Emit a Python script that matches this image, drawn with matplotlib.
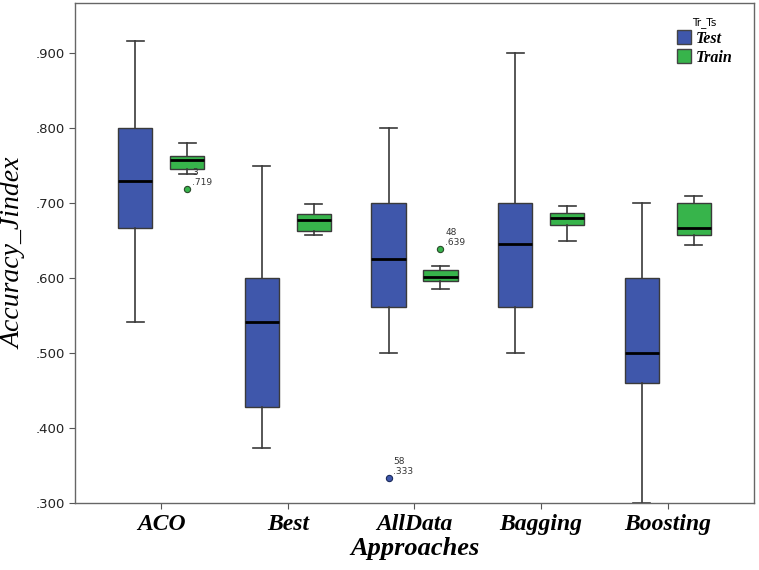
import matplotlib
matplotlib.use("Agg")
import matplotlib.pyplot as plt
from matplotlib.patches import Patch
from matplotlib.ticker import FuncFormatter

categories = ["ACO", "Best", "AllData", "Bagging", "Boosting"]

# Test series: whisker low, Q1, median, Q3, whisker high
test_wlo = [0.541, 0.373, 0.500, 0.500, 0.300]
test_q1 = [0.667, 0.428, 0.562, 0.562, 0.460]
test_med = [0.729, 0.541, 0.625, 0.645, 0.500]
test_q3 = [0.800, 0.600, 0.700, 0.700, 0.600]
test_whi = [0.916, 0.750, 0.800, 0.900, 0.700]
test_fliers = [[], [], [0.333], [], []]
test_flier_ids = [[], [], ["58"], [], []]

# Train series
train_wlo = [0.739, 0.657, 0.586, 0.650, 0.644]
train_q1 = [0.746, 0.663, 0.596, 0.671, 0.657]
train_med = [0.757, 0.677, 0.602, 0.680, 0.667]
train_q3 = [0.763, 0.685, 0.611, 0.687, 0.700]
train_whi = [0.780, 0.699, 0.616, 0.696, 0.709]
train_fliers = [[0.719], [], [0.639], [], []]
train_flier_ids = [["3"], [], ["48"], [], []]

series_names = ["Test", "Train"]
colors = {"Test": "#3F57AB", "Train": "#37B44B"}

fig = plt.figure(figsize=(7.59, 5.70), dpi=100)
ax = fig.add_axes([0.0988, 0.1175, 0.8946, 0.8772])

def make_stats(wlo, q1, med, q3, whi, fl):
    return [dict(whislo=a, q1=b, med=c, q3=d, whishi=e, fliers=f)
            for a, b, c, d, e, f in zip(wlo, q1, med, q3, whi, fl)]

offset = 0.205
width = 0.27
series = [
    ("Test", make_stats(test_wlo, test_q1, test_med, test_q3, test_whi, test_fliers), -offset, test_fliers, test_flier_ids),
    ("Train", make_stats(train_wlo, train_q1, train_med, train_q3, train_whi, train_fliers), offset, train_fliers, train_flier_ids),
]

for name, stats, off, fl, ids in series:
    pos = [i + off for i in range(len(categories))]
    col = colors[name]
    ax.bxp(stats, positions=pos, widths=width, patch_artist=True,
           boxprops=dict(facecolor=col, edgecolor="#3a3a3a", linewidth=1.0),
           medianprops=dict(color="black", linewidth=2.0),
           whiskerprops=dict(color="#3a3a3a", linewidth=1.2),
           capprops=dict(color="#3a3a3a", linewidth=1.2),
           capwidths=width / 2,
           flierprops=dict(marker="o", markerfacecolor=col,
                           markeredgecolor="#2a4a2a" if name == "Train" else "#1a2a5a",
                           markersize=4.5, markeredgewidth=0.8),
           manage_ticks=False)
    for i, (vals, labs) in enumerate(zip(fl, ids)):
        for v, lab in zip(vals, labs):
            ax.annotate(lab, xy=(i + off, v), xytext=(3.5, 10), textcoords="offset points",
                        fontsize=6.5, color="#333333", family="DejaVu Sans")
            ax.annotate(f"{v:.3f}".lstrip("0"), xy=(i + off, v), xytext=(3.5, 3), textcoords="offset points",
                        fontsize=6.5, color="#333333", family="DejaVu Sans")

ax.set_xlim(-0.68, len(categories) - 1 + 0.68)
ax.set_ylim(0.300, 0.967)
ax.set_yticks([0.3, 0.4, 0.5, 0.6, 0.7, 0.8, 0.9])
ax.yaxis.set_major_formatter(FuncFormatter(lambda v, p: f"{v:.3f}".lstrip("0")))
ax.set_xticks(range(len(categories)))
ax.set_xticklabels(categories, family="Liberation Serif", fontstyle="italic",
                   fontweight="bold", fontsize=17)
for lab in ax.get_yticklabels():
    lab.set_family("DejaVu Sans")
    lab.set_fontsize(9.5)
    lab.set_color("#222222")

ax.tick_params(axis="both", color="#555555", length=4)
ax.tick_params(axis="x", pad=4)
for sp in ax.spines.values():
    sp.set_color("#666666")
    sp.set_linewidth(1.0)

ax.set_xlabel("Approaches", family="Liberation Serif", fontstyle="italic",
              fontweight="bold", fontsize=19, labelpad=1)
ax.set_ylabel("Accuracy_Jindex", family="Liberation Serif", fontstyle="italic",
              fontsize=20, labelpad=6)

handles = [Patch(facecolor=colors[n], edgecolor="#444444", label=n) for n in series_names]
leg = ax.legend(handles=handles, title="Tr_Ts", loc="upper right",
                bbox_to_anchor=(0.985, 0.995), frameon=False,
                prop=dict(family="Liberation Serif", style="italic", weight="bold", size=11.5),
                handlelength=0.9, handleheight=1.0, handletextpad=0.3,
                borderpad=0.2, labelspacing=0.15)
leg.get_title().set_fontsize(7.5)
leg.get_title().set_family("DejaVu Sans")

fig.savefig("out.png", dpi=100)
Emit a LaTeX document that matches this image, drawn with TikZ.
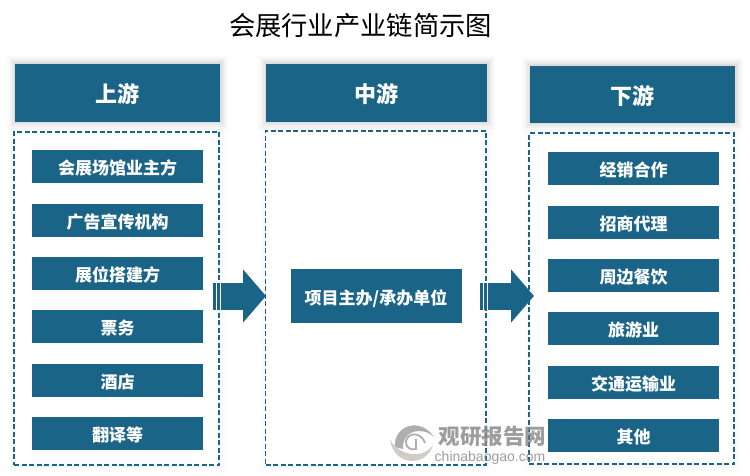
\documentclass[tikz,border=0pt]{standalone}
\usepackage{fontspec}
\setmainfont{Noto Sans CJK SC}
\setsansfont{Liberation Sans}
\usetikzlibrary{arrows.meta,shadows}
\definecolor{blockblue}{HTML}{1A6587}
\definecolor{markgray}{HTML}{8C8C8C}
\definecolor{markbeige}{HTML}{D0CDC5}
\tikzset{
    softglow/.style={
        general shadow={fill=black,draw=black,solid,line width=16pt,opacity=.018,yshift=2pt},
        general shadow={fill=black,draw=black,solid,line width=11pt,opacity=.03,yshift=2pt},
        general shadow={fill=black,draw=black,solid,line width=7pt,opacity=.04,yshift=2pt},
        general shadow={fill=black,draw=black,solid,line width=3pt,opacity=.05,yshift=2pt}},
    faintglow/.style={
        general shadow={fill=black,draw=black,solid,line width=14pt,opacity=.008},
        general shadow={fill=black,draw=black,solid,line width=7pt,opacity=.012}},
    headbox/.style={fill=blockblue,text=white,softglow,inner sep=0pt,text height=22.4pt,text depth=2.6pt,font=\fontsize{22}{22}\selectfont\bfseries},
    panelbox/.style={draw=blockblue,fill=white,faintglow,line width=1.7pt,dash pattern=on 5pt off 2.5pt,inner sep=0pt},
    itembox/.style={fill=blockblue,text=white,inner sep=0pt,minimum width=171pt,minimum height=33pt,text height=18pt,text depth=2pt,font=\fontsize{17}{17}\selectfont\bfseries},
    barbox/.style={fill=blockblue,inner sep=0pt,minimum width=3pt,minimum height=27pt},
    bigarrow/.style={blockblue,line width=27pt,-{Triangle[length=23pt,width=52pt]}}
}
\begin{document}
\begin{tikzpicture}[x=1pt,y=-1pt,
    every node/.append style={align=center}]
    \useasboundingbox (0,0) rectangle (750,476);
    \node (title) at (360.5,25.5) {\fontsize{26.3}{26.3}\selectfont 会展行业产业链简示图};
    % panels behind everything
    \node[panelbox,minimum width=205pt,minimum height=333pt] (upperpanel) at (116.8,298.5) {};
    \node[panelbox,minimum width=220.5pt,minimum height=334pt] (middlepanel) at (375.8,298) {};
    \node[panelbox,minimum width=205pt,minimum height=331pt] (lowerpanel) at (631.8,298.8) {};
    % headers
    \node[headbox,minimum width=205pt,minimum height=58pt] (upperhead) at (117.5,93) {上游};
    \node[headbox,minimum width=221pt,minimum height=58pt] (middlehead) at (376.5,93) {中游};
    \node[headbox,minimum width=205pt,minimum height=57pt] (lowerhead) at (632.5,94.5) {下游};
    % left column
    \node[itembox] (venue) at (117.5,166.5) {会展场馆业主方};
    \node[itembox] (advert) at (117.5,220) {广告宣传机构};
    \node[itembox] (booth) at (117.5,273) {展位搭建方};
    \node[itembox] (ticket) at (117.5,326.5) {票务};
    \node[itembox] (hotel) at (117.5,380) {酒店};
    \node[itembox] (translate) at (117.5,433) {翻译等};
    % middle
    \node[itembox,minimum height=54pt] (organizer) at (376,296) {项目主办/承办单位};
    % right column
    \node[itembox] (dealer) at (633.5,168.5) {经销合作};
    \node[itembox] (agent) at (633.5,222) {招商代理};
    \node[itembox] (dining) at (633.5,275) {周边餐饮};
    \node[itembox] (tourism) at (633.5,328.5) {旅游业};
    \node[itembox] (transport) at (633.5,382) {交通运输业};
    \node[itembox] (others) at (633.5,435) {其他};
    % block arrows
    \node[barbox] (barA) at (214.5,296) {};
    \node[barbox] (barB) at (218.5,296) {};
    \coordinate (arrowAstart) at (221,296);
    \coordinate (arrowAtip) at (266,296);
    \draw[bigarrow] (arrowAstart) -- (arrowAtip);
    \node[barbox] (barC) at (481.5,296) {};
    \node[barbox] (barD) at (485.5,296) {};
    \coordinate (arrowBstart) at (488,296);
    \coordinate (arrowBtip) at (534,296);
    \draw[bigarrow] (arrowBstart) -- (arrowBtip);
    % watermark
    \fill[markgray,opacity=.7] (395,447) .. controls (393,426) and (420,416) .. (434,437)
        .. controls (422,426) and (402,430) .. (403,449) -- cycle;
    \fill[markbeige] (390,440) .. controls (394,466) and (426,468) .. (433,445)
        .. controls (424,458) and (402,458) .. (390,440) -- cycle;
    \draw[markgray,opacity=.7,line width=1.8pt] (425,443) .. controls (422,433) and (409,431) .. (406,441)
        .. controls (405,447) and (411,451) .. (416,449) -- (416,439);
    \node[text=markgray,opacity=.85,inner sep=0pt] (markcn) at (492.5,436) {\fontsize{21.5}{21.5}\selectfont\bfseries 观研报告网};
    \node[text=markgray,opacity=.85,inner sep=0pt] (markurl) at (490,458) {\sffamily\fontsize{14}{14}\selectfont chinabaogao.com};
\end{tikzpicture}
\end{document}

====

◆ STATED GOAL:
Leave out the pictures and repeat the lines from the start of the material through the line with "for a, b, c, d, e, f", inclusive.

◆ RESPONSE TO THE TASK:
Emit a Python script that matches this image, drawn with matplotlib.
import matplotlib
matplotlib.use("Agg")
import matplotlib.pyplot as plt
from matplotlib.patches import Patch
from matplotlib.ticker import FuncFormatter

categories = ["ACO", "Best", "AllData", "Bagging", "Boosting"]

# Test series: whisker low, Q1, median, Q3, whisker high
test_wlo = [0.541, 0.373, 0.500, 0.500, 0.300]
test_q1 = [0.667, 0.428, 0.562, 0.562, 0.460]
test_med = [0.729, 0.541, 0.625, 0.645, 0.500]
test_q3 = [0.800, 0.600, 0.700, 0.700, 0.600]
test_whi = [0.916, 0.750, 0.800, 0.900, 0.700]
test_fliers = [[], [], [0.333], [], []]
test_flier_ids = [[], [], ["58"], [], []]

# Train series
train_wlo = [0.739, 0.657, 0.586, 0.650, 0.644]
train_q1 = [0.746, 0.663, 0.596, 0.671, 0.657]
train_med = [0.757, 0.677, 0.602, 0.680, 0.667]
train_q3 = [0.763, 0.685, 0.611, 0.687, 0.700]
train_whi = [0.780, 0.699, 0.616, 0.696, 0.709]
train_fliers = [[0.719], [], [0.639], [], []]
train_flier_ids = [["3"], [], ["48"], [], []]

series_names = ["Test", "Train"]
colors = {"Test": "#3F57AB", "Train": "#37B44B"}

fig = plt.figure(figsize=(7.59, 5.70), dpi=100)
ax = fig.add_axes([0.0988, 0.1175, 0.8946, 0.8772])

def make_stats(wlo, q1, med, q3, whi, fl):
    return [dict(whislo=a, q1=b, med=c, q3=d, whishi=e, fliers=f)
            for a, b, c, d, e, f in zip(wlo, q1, med, q3, whi, fl)]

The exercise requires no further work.